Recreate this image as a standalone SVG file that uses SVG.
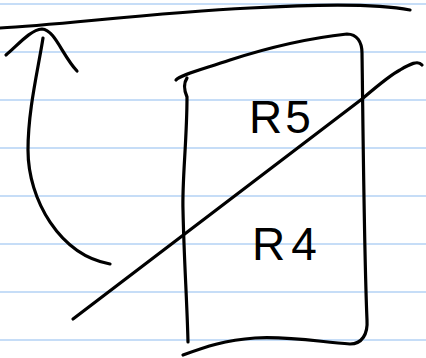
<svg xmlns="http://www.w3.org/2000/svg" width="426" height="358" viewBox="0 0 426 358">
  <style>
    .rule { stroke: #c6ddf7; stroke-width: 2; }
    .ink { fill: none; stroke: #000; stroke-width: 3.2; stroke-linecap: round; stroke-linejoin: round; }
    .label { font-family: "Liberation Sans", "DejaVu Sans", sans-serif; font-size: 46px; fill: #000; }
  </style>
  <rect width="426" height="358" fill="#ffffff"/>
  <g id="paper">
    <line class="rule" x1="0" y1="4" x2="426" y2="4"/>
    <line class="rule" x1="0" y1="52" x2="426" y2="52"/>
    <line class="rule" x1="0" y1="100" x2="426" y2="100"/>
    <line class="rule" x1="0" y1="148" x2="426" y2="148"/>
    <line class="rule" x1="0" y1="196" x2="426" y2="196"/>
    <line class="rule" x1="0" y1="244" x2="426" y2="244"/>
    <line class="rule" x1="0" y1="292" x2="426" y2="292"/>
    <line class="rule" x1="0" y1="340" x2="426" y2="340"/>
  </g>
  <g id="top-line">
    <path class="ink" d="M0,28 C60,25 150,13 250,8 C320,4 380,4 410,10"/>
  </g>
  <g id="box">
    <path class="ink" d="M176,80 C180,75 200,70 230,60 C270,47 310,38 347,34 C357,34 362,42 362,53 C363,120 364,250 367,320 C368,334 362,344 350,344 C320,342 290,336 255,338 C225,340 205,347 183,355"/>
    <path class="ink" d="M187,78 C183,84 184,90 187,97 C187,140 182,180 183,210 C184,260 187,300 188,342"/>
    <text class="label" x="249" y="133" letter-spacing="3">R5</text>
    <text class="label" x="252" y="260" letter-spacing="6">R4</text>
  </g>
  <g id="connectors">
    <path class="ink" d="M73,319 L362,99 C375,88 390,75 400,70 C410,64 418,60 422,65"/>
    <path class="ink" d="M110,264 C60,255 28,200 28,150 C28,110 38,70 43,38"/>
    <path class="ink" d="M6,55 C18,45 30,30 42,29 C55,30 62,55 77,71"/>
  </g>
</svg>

> Task to complete: Return the listing above unchanged, apart from dropping its pictures.

> Result for this exercise:
Recreate this image as a standalone SVG file that uses SVG.
<svg xmlns="http://www.w3.org/2000/svg" width="426" height="358" viewBox="0 0 426 358">
  <style>
    .rule { stroke: #c6ddf7; stroke-width: 2; }
    .ink { fill: none; stroke: #000; stroke-width: 3.2; stroke-linecap: round; stroke-linejoin: round; }
    .label { font-family: "Liberation Sans", "DejaVu Sans", sans-serif; font-size: 46px; fill: #000; }
  </style>
  <rect width="426" height="358" fill="#ffffff"/>
  <g id="paper">
    <line class="rule" x1="0" y1="4" x2="426" y2="4"/>
    <line class="rule" x1="0" y1="52" x2="426" y2="52"/>
    <line class="rule" x1="0" y1="100" x2="426" y2="100"/>
    <line class="rule" x1="0" y1="148" x2="426" y2="148"/>
    <line class="rule" x1="0" y1="196" x2="426" y2="196"/>
    <line class="rule" x1="0" y1="244" x2="426" y2="244"/>
    <line class="rule" x1="0" y1="292" x2="426" y2="292"/>
    <line class="rule" x1="0" y1="340" x2="426" y2="340"/>
  </g>
  <g id="top-line">
    <path class="ink" d="M0,28 C60,25 150,13 250,8 C320,4 380,4 410,10"/>
  </g>
  <g id="box">
    <path class="ink" d="M176,80 C180,75 200,70 230,60 C270,47 310,38 347,34 C357,34 362,42 362,53 C363,120 364,250 367,320 C368,334 362,344 350,344 C320,342 290,336 255,338 C225,340 205,347 183,355"/>
    <path class="ink" d="M187,78 C183,84 184,90 187,97 C187,140 182,180 183,210 C184,260 187,300 188,342"/>
    <text class="label" x="249" y="133" letter-spacing="3">R5</text>
    <text class="label" x="252" y="260" letter-spacing="6">R4</text>
  </g>
  <g id="connectors">
    <path class="ink" d="M73,319 L362,99 C375,88 390,75 400,70 C410,64 418,60 422,65"/>
    <path class="ink" d="M110,264 C60,255 28,200 28,150 C28,110 38,70 43,38"/>
    <path class="ink" d="M6,55 C18,45 30,30 42,29 C55,30 62,55 77,71"/>
  </g>
</svg>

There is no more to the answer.